#### Given problem
Produce a word-for-word copy of the listing below without its pictures.

#### Exercise materials

_ _ _

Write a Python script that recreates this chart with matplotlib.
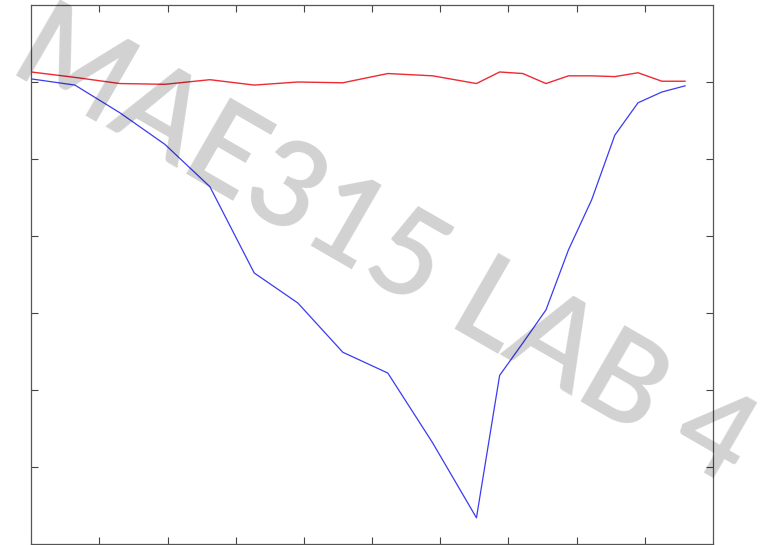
import matplotlib
matplotlib.use("Agg")
import matplotlib.pyplot as plt
import numpy as np

# sample positions (shared by both traces)
x = [0.0, 0.64, 1.30, 1.96, 2.62, 3.27, 3.91, 4.57, 5.23, 5.89,
     6.53, 6.87, 7.21, 7.55, 7.88, 8.22, 8.56, 8.90, 9.25, 9.59]

# red trace - nearly flat
red = [6.13, 6.06, 5.98, 5.97, 6.03, 5.96, 6.00, 5.99, 6.11, 6.08,
       5.98, 6.13, 6.11, 5.98, 6.08, 6.08, 6.07, 6.12, 6.01, 6.01]

# blue trace - deep dip
blue = [6.04, 5.96, 5.60, 5.19, 4.64, 3.52, 3.13, 2.49, 2.22, 1.31,
        0.34, 2.19, 2.61, 3.04, 3.82, 4.47, 5.31, 5.73, 5.87, 5.95]

watermark = "MAE315 LAB 4"

fig = plt.figure(figsize=(7.68, 5.45), dpi=100)
ax = fig.add_axes([31.3/768, 1/545, (713-31.3)/768, 539/545])

ax.plot(x, red, color='#ee2a33', lw=1.0, zorder=12)
ax.plot(x, blue, color='#3b3bf0', lw=0.9, zorder=12)

ax.set_xlim(0, 10)
ax.set_ylim(0, 7)
ax.set_xticks(np.arange(1, 10))
ax.set_yticks(np.arange(1, 7))
ax.set_xticklabels([])
ax.set_yticklabels([])
ax.tick_params(direction='in', length=5, width=0.8, color='#444444',
               top=True, right=True)
for s in ax.spines.values():
    s.set_color('#555555')
    s.set_linewidth(0.9)

fig.text(0.500, 0.545, watermark, rotation=-30, fontsize=87,
         family='Lato', fontweight='semibold', color='black', alpha=0.18,
         ha='center', va='center', rotation_mode='anchor', zorder=10)

fig.savefig('out.png', dpi=100)
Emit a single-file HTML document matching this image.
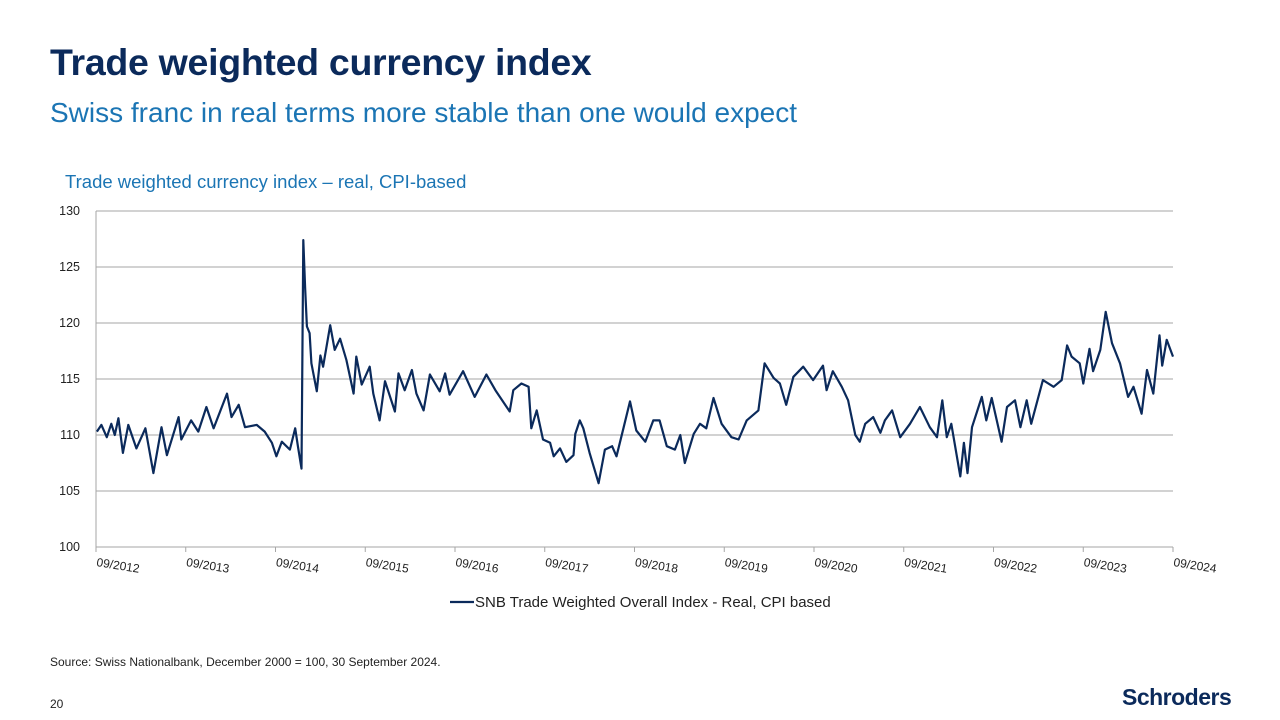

_ _ _

#### Written response
Write a Python script that recreates this chart with matplotlib.
import matplotlib
matplotlib.use("Agg")
import matplotlib.pyplot as plt
import numpy as np

# sample positions (shared by both traces)
x = [0.0, 0.64, 1.30, 1.96, 2.62, 3.27, 3.91, 4.57, 5.23, 5.89,
     6.53, 6.87, 7.21, 7.55, 7.88, 8.22, 8.56, 8.90, 9.25, 9.59]

# red trace - nearly flat
red = [6.13, 6.06, 5.98, 5.97, 6.03, 5.96, 6.00, 5.99, 6.11, 6.08,
       5.98, 6.13, 6.11, 5.98, 6.08, 6.08, 6.07, 6.12, 6.01, 6.01]

# blue trace - deep dip
blue = [6.04, 5.96, 5.60, 5.19, 4.64, 3.52, 3.13, 2.49, 2.22, 1.31,
        0.34, 2.19, 2.61, 3.04, 3.82, 4.47, 5.31, 5.73, 5.87, 5.95]

watermark = "MAE315 LAB 4"

fig = plt.figure(figsize=(7.68, 5.45), dpi=100)
ax = fig.add_axes([31.3/768, 1/545, (713-31.3)/768, 539/545])

ax.plot(x, red, color='#ee2a33', lw=1.0, zorder=12)
ax.plot(x, blue, color='#3b3bf0', lw=0.9, zorder=12)

ax.set_xlim(0, 10)
ax.set_ylim(0, 7)
ax.set_xticks(np.arange(1, 10))
ax.set_yticks(np.arange(1, 7))
ax.set_xticklabels([])
ax.set_yticklabels([])
ax.tick_params(direction='in', length=5, width=0.8, color='#444444',
               top=True, right=True)
for s in ax.spines.values():
    s.set_color('#555555')
    s.set_linewidth(0.9)

fig.text(0.500, 0.545, watermark, rotation=-30, fontsize=87,
         family='Lato', fontweight='semibold', color='black', alpha=0.18,
         ha='center', va='center', rotation_mode='anchor', zorder=10)

fig.savefig('out.png', dpi=100)
Emit a single-file HTML document matching this image.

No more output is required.